Every bill creates winners and losers. Here's who stands to gain and who bears the cost.

Who Benefits

  • The U.S. Treasury — receives a one‑time statutory transfer of remaining fund balances, increasing general receipts available for deficit reduction and removing a separate fund to administer.
  • Federal budget overseers — elimination of the Fund reduces an ongoing program line and simplifies federal cash flows tied to taxpayer designations.
  • Candidates who prefer unrestricted private fundraising — gain strategic flexibility because public financing (and any associated spending limits or matching rules) no longer constrains campaign finance strategy.
  • Campaign compliance teams focused on public‑fund accounting — fewer rules and reporting requirements tied to federal public financing reduce that specific compliance workload.

Who Bears the Cost

  • Candidates who relied on public financing, including minor‑party and some third‑party Presidential campaigns — lose a government revenue stream that supported campaign activity and often offset fundraising disadvantages.
  • Taxpayers who used the tax return checkoff as a civic option — lose the ability to earmark a small portion of taxes for public campaign financing.
  • The IRS and Treasury in the near term — must implement statutory changes (removing the designation, recalculating fund balances, processing the transfer) and update forms, systems, and guidance.
  • Small‑dollar donors and small campaigns indirectly — may face a movement toward intensified private fundraising and increased competition for contributions as public dollars disappear.

Key Issues

The Core Tension

The central tension is between a narrow fiscal and administrative gain—ending a taxpayer designation and absorbing a fund to reduce the deficit—and the broader democratic design choice of whether government should offer public funding to reduce private‑money influence in Presidential contests; the bill solves the fiscal problem by eliminating the policy tool, with no statutory substitute.

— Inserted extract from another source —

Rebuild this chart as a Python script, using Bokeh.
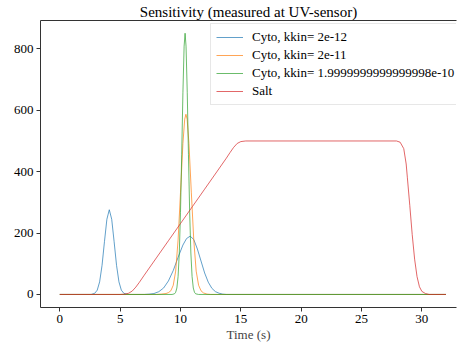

The bill is surgically narrow in text but raises practical and transitional questions. It requires a balance transfer of the Fund on enactment, but it does not elaborate on handling commitments made before enactment (for example, funds already earmarked for a candidate or disbursement obligations tied to contracts).

Agencies will need to interpret whether any legally binding disbursements survive the termination language or whether the transfer extinguishes residual obligations; that legal and accounting work could be contested or require additional implementing guidance.

Beyond implementation mechanics, the legislation forces a policy trade‑off: it achieves a modest fiscal effect by consolidating a small, earmarked fund into the general Treasury balance, but it simultaneously removes a public financing mechanism designed to limit private money’s role in Presidential politics. The bill does not include substitute measures to mitigate the political effects of that removal (such as new disclosure rules or alternative small‑donor matching programs), so policymakers who value public financing as a democratic tool see a permanent loss of capacity that the statute does not address.